- **PROBLEM**:
In the entries below, find the line with "Write a Python" and the line with "plt.rcParams['font.family'] = ['Liberation", then retype both and everything between them exactly. Do not copy the pictures.

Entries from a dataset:
begin

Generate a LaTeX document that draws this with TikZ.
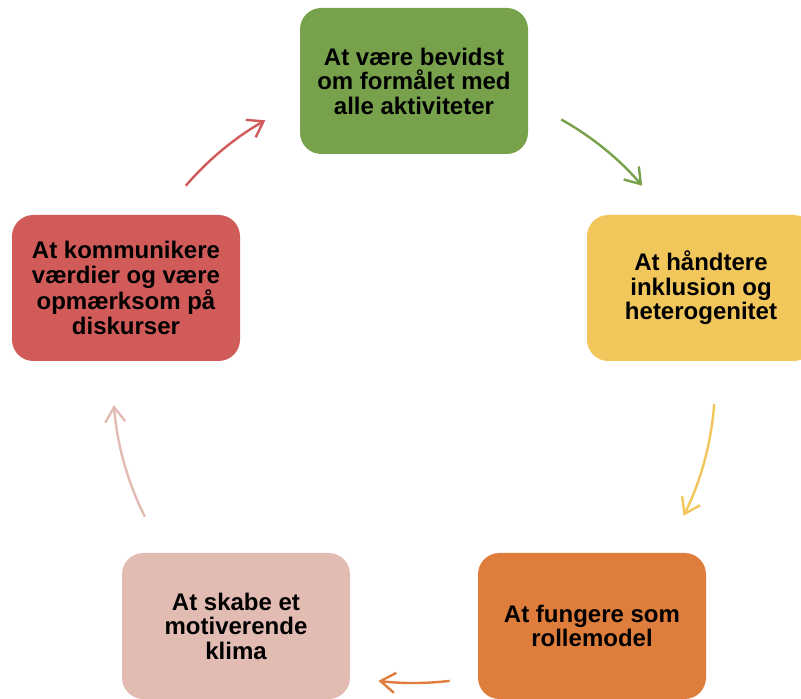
\documentclass[tikz,border=0pt]{standalone}
\usepackage{fontspec}
\setmainfont{Liberation Sans}
\usetikzlibrary{arrows.meta,calc}
\usepackage{xcolor}
\definecolor{cyclegreen}{HTML}{77A24B}
\definecolor{cycleyellow}{HTML}{F1C75B}
\definecolor{cycleorange}{HTML}{DF7D3C}
\definecolor{cyclepink}{HTML}{E2BBB2}
\definecolor{cyclered}{HTML}{D05B59}

\begin{document}
\begin{tikzpicture}[x=0.75pt, y=0.75pt,
    box/.style={rounded corners=16pt, minimum width=171pt, minimum height=109.5pt,
        inner sep=0pt, align=center, font=\fontsize{18}{18.4}\selectfont\bfseries},
    arr/.style={line width=1.8pt, -{Straight Barb[length=11pt, width=15pt]}}]
    \useasboundingbox (0,0) rectangle (801,699);
    \clip (0,0) rectangle (801,699);

    % Boxes
    \node[box, fill=cyclegreen] (formaal) at (414,618) {At være bevidst\\om formålet med\\alle aktiviteter};
    \node[box, fill=cycleyellow] (inklusion) at (701,411) {At håndtere\\inklusion og\\heterogenitet};
    \node[box, fill=cycleorange] (rollemodel) at (592,73) {At fungere som\\rollemodel};
    \node[box, fill=cyclepink] (klima) at (236,73) {At skabe et\\motiverende\\klima};
    \node[box, fill=cyclered] (vaerdier) at (126,411) {At kommunikere\\værdier og være\\opmærksom på\\diskurser};

    % Arrows
    \coordinate (c) at (414,317);
    \draw[arr, cyclegreen] ($(c)+(60.7:301)$) arc[start angle=60.7, end angle=40.7, radius=301];
    \draw[arr, cycleyellow] ($(c)+(-4.2:301)$) arc[start angle=-4.2, end angle=-26.4, radius=301];
    \draw[arr, cycleorange] ($(c)+(-83.2:301)$) arc[start angle=-83.2, end angle=-96.8, radius=301];
    \draw[arr, cyclepink] ($(c)+(206.6:301)$) arc[start angle=206.6, end angle=184.4, radius=301];
    \draw[arr, cyclered] ($(c)+(139.3:301)$) arc[start angle=139.3, end angle=119.6, radius=301];
\end{tikzpicture}
\end{document}
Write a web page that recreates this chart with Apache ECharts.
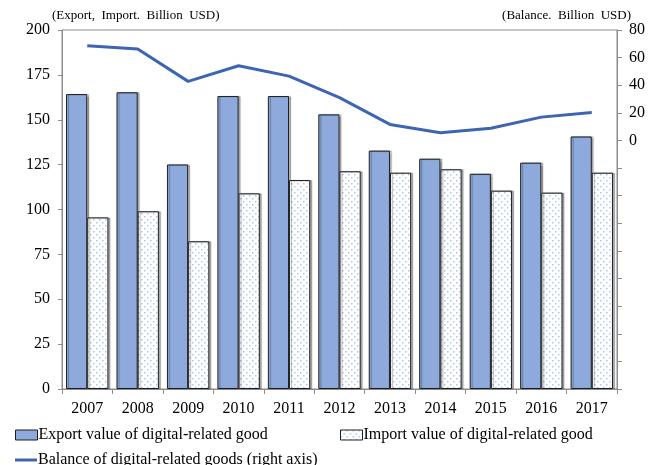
<!DOCTYPE html>
<html>
<head>
<meta charset="utf-8">
<script src="https://cdn.jsdelivr.net/npm/echarts@6/dist/echarts.min.js"></script>
<style>html,body{margin:0;padding:0;background:#fff;}#c{width:648px;height:465px;}</style>
</head>
<body>
<div id="c"></div>
<script>
const years = ['2007','2008','2009','2010','2011','2012','2013','2014','2015','2016','2017'];
const exportValues = [164.3, 165.3, 125.1, 163.2, 163.2, 153.0, 132.8, 128.3, 119.9, 126.1, 140.7];
const importValues = [95.6, 99.0, 82.3, 109.0, 116.4, 121.3, 120.5, 122.4, 110.5, 109.4, 120.5];
const balanceValues = [68.6, 66.2, 42.8, 54.1, 46.6, 31.0, 11.6, 5.6, 8.9, 16.9, 20.3];
const leftTicks = {min: 0, max: 200, interval: 25};
const rightTicks = {min: -180, max: 80, interval: 20};

const FONT = '"Liberation Serif", "Times New Roman", serif';

// dotted pattern for import bars
const pat = document.createElement('canvas');
pat.width = 6; pat.height = 6;
const pc = pat.getContext('2d');
pc.fillStyle = '#ffffff'; pc.fillRect(0,0,6,6);
pc.fillStyle = '#a9c8ea';
pc.fillRect(0,0,1.5,1.5);
pc.fillRect(3,3,1.5,1.5);

const chart = echarts.init(document.getElementById('c'));
const axisColor = '#8c8c8c';
chart.setOption({
  animation: false,
  textStyle: {fontFamily: FONT},
  grid: {left: 62, right: 31, top: 30, bottom: 76, show: true, borderColor: axisColor, borderWidth: 1},
  xAxis: {
    type: 'category', data: years,
    axisLine: {lineStyle: {color: axisColor, width: 1}},
    axisTick: {show: true, length: 5, lineStyle: {color: axisColor}},
    axisLabel: {color: '#000', fontSize: 16, fontFamily: FONT, margin: 12}
  },
  yAxis: [{
    type: 'value', min: leftTicks.min, max: leftTicks.max, interval: leftTicks.interval,
    splitLine: {show: false},
    axisLine: {show: true, lineStyle: {color: axisColor}},
    axisTick: {show: true, length: 4, lineStyle: {color: axisColor}},
    axisLabel: {color: '#000', fontSize: 16, fontFamily: FONT, margin: 12}
  }, {
    type: 'value', position: 'right', min: rightTicks.min, max: rightTicks.max, interval: rightTicks.interval,
    splitLine: {show: false},
    axisLine: {show: true, lineStyle: {color: axisColor}},
    axisTick: {show: true, length: 5, lineStyle: {color: axisColor}},
    axisLabel: {color: '#000', fontSize: 16, fontFamily: FONT, margin: 12,
      formatter: v => v >= 0 ? String(v) : ''}
  }],
  legend: [{
    left: 10, top: 422, itemWidth: 22, itemHeight: 10, itemGap: 10,
    itemStyle: {borderWidth: 1, borderColor: '#1f1f1f'},
    textStyle: {fontSize: 16, fontFamily: FONT, color: '#000', padding: [0,0,0,-4]},
    data: [{name: 'Export value of digital-related good', icon: 'rect'}]
  }, {
    left: 335, top: 422, itemWidth: 22, itemHeight: 10,
    itemStyle: {borderWidth: 1, borderColor: '#1f1f1f'},
    textStyle: {fontSize: 16, fontFamily: FONT, color: '#000', padding: [0,0,0,-4]},
    data: [{name: 'Import value of digital-related good', icon: 'rect'}]
  }, {
    left: 10, top: 447, itemWidth: 22, itemHeight: 3,
    itemStyle: {borderWidth: 0},
    textStyle: {fontSize: 16, fontFamily: FONT, color: '#000', padding: [0,0,0,-4]},
    data: [{name: 'Balance of digital-related goods (right axis)', icon: 'rect'}]
  }],
  graphic: [{
    type: 'text', left: 52, top: 9,
    style: {text: '(Export,  Import.  Billion  USD)', font: '13px ' + FONT, fill: '#000'}
  }, {
    type: 'text', right: 17, top: 9,
    style: {text: '(Balance.  Billion  USD)', font: '13px ' + FONT, fill: '#000'}
  }],
  series: [{
    name: 'Export value of digital-related good', type: 'bar', yAxisIndex: 0,
    data: exportValues, barGap: '0%', barCategoryGap: '16%',
    itemStyle: {color: '#8eaadc', borderColor: '#1f1f1f', borderWidth: 1,
      shadowColor: 'rgba(0,0,0,0.3)', shadowOffsetX: 2, shadowOffsetY: 0, shadowBlur: 1}
  }, {
    name: 'Import value of digital-related good', type: 'bar', yAxisIndex: 0,
    data: importValues,
    itemStyle: {color: {image: pat, repeat: 'repeat'}, borderColor: '#1f1f1f', borderWidth: 1,
      shadowColor: 'rgba(0,0,0,0.3)', shadowOffsetX: 2, shadowOffsetY: 0, shadowBlur: 1}
  }, {
    name: 'Balance of digital-related goods (right axis)', type: 'line', yAxisIndex: 1,
    data: balanceValues, showSymbol: false, symbol: 'none',
    lineStyle: {color: '#3e65b1', width: 3},
    itemStyle: {color: '#3e65b1'}
  }]
});
</script>
</body>
</html>
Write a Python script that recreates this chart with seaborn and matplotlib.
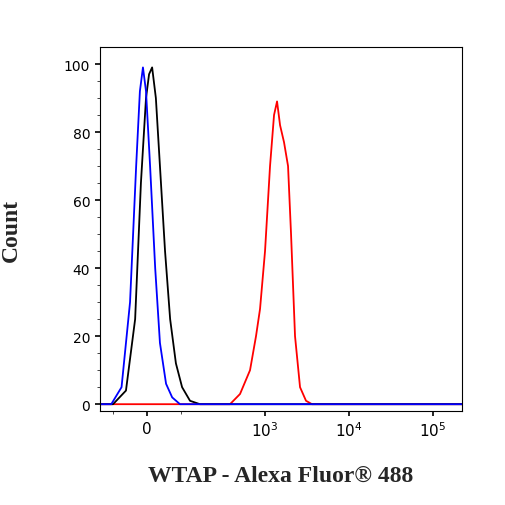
import matplotlib
matplotlib.use("Agg")
import matplotlib.pyplot as plt
import seaborn as sns
import pandas as pd

blue_x = [-143, -105, -75, -50, -32, -21, -12, -3, 9, 24, 38, 56, 74, 97, 221000]
blue_y = [0, 0, 5, 30, 70, 92, 99, 92, 70, 40, 18, 6, 2, 0, 0]
black_x = [-143, -100, -62, -35, -18, -3, 6, 15, 26, 38, 53, 68, 85, 103, 128, 168, 221000]
black_y = [0, 0, 4, 25, 65, 90, 97, 99, 90, 70, 45, 25, 12, 5, 1, 0, 0]
red_x = [-143, 383, 504, 663, 781, 872, 1000, 1147, 1280, 1390, 1510, 1683, 1879, 2040, 2275, 2610, 3075, 3625, 221000]
red_y = [0, 0, 3, 10, 20, 28, 45, 70, 85, 89, 82, 77, 70, 50, 20, 5, 1, 0, 0]

sns.set_style("ticks")
plt.rcParams['font.family'] = ['Liberation Serif', 'DejaVu Serif']

fig = plt.figure(figsize=(5.06, 5.06), dpi=100)
ax = fig.add_axes([100/506, 1-412/506, 362/506, 364/506])
for xs, ys, c in [(red_x, red_y, "red"), (black_x, black_y, "black"), (blue_x, blue_y, "blue")]:
    sns.lineplot(data=pd.DataFrame({"x": xs, "y": ys}), x="x", y="y", color=c, lw=1.3, ax=ax, sort=False)
ax.set_xscale("symlog", linthresh=100, linscale=0.364)
ax.set_xlim(-143, 221000)
ax.set_ylim(-2, 105)
ax.set_xticks([0, 1000, 10000, 100000])
ax.set_xticklabels(["0", "$10^3$", "$10^4$", "$10^5$"], fontsize=11, family="DejaVu Sans")
ax.set_yticks([0, 20, 40, 60, 80, 100])
ax.set_yticklabels(["0", "20", "40", "60", "80", "100"], fontsize=10, family="DejaVu Sans")
ax.set_yticks(range(0, 105, 5), minor=True)
ax.tick_params(colors="black", width=1.2)
ax.set_xlabel("WTAP - Alexa Fluor® 488", fontsize=17, fontweight="bold", labelpad=18)
ax.set_ylabel("Count", fontsize=17, fontweight="bold", labelpad=30)
for s in ax.spines.values():
    s.set_visible(True)
    s.set_color("black")
fig.savefig("out.png", dpi=100)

end

- **REPLY TO THE TASK**:
Write a Python script that recreates this chart with seaborn and matplotlib.
import matplotlib
matplotlib.use("Agg")
import matplotlib.pyplot as plt
import seaborn as sns
import pandas as pd

blue_x = [-143, -105, -75, -50, -32, -21, -12, -3, 9, 24, 38, 56, 74, 97, 221000]
blue_y = [0, 0, 5, 30, 70, 92, 99, 92, 70, 40, 18, 6, 2, 0, 0]
black_x = [-143, -100, -62, -35, -18, -3, 6, 15, 26, 38, 53, 68, 85, 103, 128, 168, 221000]
black_y = [0, 0, 4, 25, 65, 90, 97, 99, 90, 70, 45, 25, 12, 5, 1, 0, 0]
red_x = [-143, 383, 504, 663, 781, 872, 1000, 1147, 1280, 1390, 1510, 1683, 1879, 2040, 2275, 2610, 3075, 3625, 221000]
red_y = [0, 0, 3, 10, 20, 28, 45, 70, 85, 89, 82, 77, 70, 50, 20, 5, 1, 0, 0]

sns.set_style("ticks")
plt.rcParams['font.family'] = ['Liberation Serif', 'DejaVu Serif']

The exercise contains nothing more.